Top 3 Ways To Trade Around The Crypto Bear MarketMay 17, 2022
We’re back! And what we tell you today is going to make your day. Because today, we’re updating you on our Technical Indicator Crypto Picks.
If you recall our previous introduction to the concept, Technical Indicators are predictive cues we see in the markets. These cues highlight potential short-term trade opportunities.
They’re not crystal balls, true. But when you use multiple Technical Indicators together, they can make a compelling case for where an asset is heading.
Below, we’re going to be throwing some charts at you. (Note: Don’t be intimidated. We’ll explain what each one means along the way.)
Fortunately, we’ve got all the analysis you need right here. What’s our analysis telling us? Right now, yes, markets are stormy. There are risks everywhere. And those risks certainly exist in the crypto markets.
But with risks come potential rewards. Especially if we can find opportunities where cryptocurrencies are oversold.
Ready for the technical analysis? Apply our proprietary technical indicator screens and find out our favorite crypto investment opportunities. See below for the juicy details 👇
LEO is flirting with “oversold” territory, given its RSI is hovering just below 40. (Note: RSI? Yes, this is the “Relative Strength Index, and the lower it goes, the more we believe an asset may be oversold).
That number isn’t perfectly certain yet, and we don’t want to be pre-emptive.
So we’re entering this trade cautiously, adding to our bet once the RSI falls to 30 or below.

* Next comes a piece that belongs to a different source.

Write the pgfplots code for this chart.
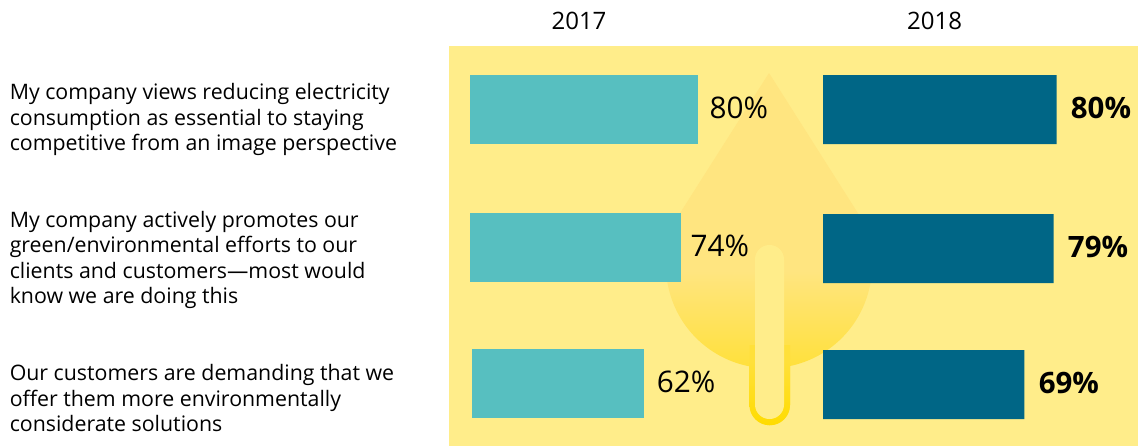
\documentclass[border=0pt]{standalone}
\usepackage{pgfplots}
\pgfplotsset{compat=1.18}
\usepackage{fontspec}
\setmainfont{Open Sans}
\definecolor{panel}{HTML}{FFED8A}
\definecolor{dropbody}{HTML}{FFE580}
\definecolor{dropbase}{HTML}{FFE03A}
\definecolor{stembase}{HTML}{FFDC00}
\definecolor{lightbar}{HTML}{57BFC0}
\definecolor{darkbar}{HTML}{006686}
% Common set-up: one unit of y is one layout unit, x is a percentage
\pgfplotsset{
  rowbars/.style={
    hide axis, clip=false, scale only axis, xbar,
    anchor=north west,
    height=334.5pt, ymin=0, ymax=446, y dir=reverse,
    xmin=0, xmax=100,
    bar width=51.75pt, bar shift=0pt,
    point meta=x,
    /pgf/number format/assume math mode=true,
    nodes near coords={\pgfmathprintnumber{\pgfplotspointmeta}\%},
    every node near coord/.append style={anchor=west, inner sep=0pt, text=black, yshift=1.5pt},
  }
}
\newcommand{\rowtext}[3]{\node[anchor=base west, inner sep=0pt, font=\fontsize{16pt}{18pt}\selectfont, text=black] at (#1,#2) {#3};}
\begin{document}
\begin{tikzpicture}[x=0.75pt, y=-0.75pt]
\path[use as bounding box] (0,0) rectangle (1138,446);
% Panel behind the bars
\fill[panel] (449,46) rectangle (1138,446);
% Drop with its stem, shaded downwards
\begin{scope}
  \clip (769,73) -- (682,210) arc[start angle=212.4, end angle=-32.4, radius=103] -- cycle;
  \fill[dropbody] (660,70) rectangle (880,272);
  \shade[top color=dropbody, bottom color=dropbase] (660,271) rectangle (880,369);
\end{scope}
\fill[dropbase] (749.5,345) -- (749.5,405) arc[start angle=180, end angle=0, radius=20.25] -- (790,345) -- cycle;
\shade[top color=dropbase, bottom color=stembase] (749.5,362) -- (749.5,405) arc[start angle=180, end angle=0, radius=20.25] -- (790,362) -- cycle;
\fill[panel] (755,259.5) arc[start angle=180, end angle=360, radius=14.5] -- (784,404.5) arc[start angle=0, end angle=180, radius=14.5] -- cycle;
% 2017 bars
\begin{axis}[rowbars, at={(352.5pt,0pt)}, width=213.75pt,
  every node near coord/.append style={font=\fontsize{22.3pt}{24pt}\selectfont}]
\addplot[draw=none, fill=lightbar, every node near coord/.append style={xshift=8.5pt}] coordinates {(80,109.5)};
\addplot[draw=none, fill=lightbar, every node near coord/.append style={xshift=7pt}] coordinates {(74,247.5)};
\end{axis}
\begin{axis}[rowbars, at={(354pt,0pt)}, width=208.05pt,
  every node near coord/.append style={font=\fontsize{22.3pt}{24pt}\selectfont, xshift=9.5pt}]
\addplot[draw=none, fill=lightbar] coordinates {(62,383.5)};
\end{axis}
% 2018 bars
\begin{axis}[rowbars, at={(617.25pt,0pt)}, width=219pt,
  every node near coord/.append style={font=\bfseries\fontsize{22.1pt}{24pt}\selectfont, xshift=10.5pt}]
\addplot[draw=none, fill=darkbar] coordinates {(80,109.5) (79,248.5) (69,384.5)};
\end{axis}
% Column heads
\node[font=\fontsize{18pt}{20pt}\selectfont, text=black] at (579,21) {2017};
\node[font=\fontsize{18pt}{20pt}\selectfont, text=black] at (934.5,21) {2018};
% Row statements
\rowtext{9.5}{99}{My company views reducing electricity}
\rowtext{9.5}{125}{consumption as essential to staying}
\rowtext{9.5}{150}{competitive from an image perspective}
\rowtext{9.5}{227}{My company actively promotes our}
\rowtext{9.5}{252}{green/environmental efforts to our}
\rowtext{9.5}{278}{clients and customers—most would}
\rowtext{9.5}{303}{know we are doing this}
\rowtext{9.5}{380}{Our customers are demanding that we}
\rowtext{9.5}{406}{offer them more environmentally}
\rowtext{9.5}{431}{considerate solutions}
\end{tikzpicture}
\end{document}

You’ll notice the purple line above, using the right-hand side scale. That’s RSI, and it’s been dipping.
It’s a fairly simple indicator: below 30, we see it as a signal that the price is too low, and the asset is oversold. We think this means it’s more likely to bounce back up. When the RSI goes over 50, we see it as a bullish sign. It indicates the price has risen from oversold territory and back to a positive trend.
On this chart, we also have an ADX (Average Directional Index), which measures the strength of an up-or-down trend.
At 25, the ADX is fairly low—reflecting a fairly stagnant trend. If it was even lower, we’d be even more confident that the trend is weak. Add a negative (weak trend) to a negative (a downward trend) and you have the recipe for a positive: a trend ready to reverse.
But we’re not quite there yet, according to our Technical Indicators. We’re just headed there. While the current price (blue) is below its 30-day Moving Average (orange; this is the trend of the price over the previous 30 days), we think movement above this line is a solid indication of a positive trend.
If you want a safer bet, you can wait until the price moves above its 30-day moving average (blue goes above orange). However, you'll be missing out on the potential gains that happen from now until then.
Hey, it’s the future we’re trying to predict here. No one on Planet Earth can’t be 100% certain.
But with these indicators in our back pocket, we can have confidence that LEO is leveling out before its March upward.
Maker (MKR) does us a favor: it’s a little clearer than LEO. Yes, it’s oversold, but at least we’re more confident that it’s oversold. And this gives us options.
Granted, the overall trend of MKR is not too attractive. But we’re looking for shorter-term signals that could help us sniff out where it may be about to move.
Let’s look at the RSI (purple line, using the scale on the righthand side) in the chart above. You’ll notice it recently crossed from below 50 to above 50. The indication? It’s reversing its downward trend.
Overall context? This puts MKR at a still-attractive price while its technical backdrop strengthens. We’d like to see an ADX below 25 to confirm the stalled downward trend.
As for conclusions: while you can wait for that ADX signal, this may be a short-lived bounce back up ripe for the taking. So best not to hesitate, and watch it diligently.
Last, but not least, we have TRON (TRX). In fact, this is our favorite of the three we've covered today.
To recap: TRON was recently overbought. Like a pan that was on the heat too long, we recommend caution before you go touching the handle again.
Even so, that doesn’t mean there are no opportunities. Check out the RSI—purple line using the right-hand side scale. It was above 70 recently, indicating overbought. Not surprisingly, it’s been on a small drawdown since then.
Now let’s look at the 30-day Moving Average, the orange line. We’ll watch this one cautiously, checking to see if the level holds.
Our expectation? The price may bounce back up and continue on a longer-term trend.
This is a good time to remind you about levels of support—the price point where we expect the current price to move towards if it starts to drop. (Note: during shorter time-frames, an asset is under no obligation to seek its level of support).
With many assets, a price decline may shoot it hurling back towards its 30-Day Moving Average, but it’s unlikely to go far below that.
We recommend this as a buy, but if you’re more cautious, you might wait to confirm the bounce back up in price.
The risk with the cautious approach? You always risk losing out on the gains that happen in the meantime.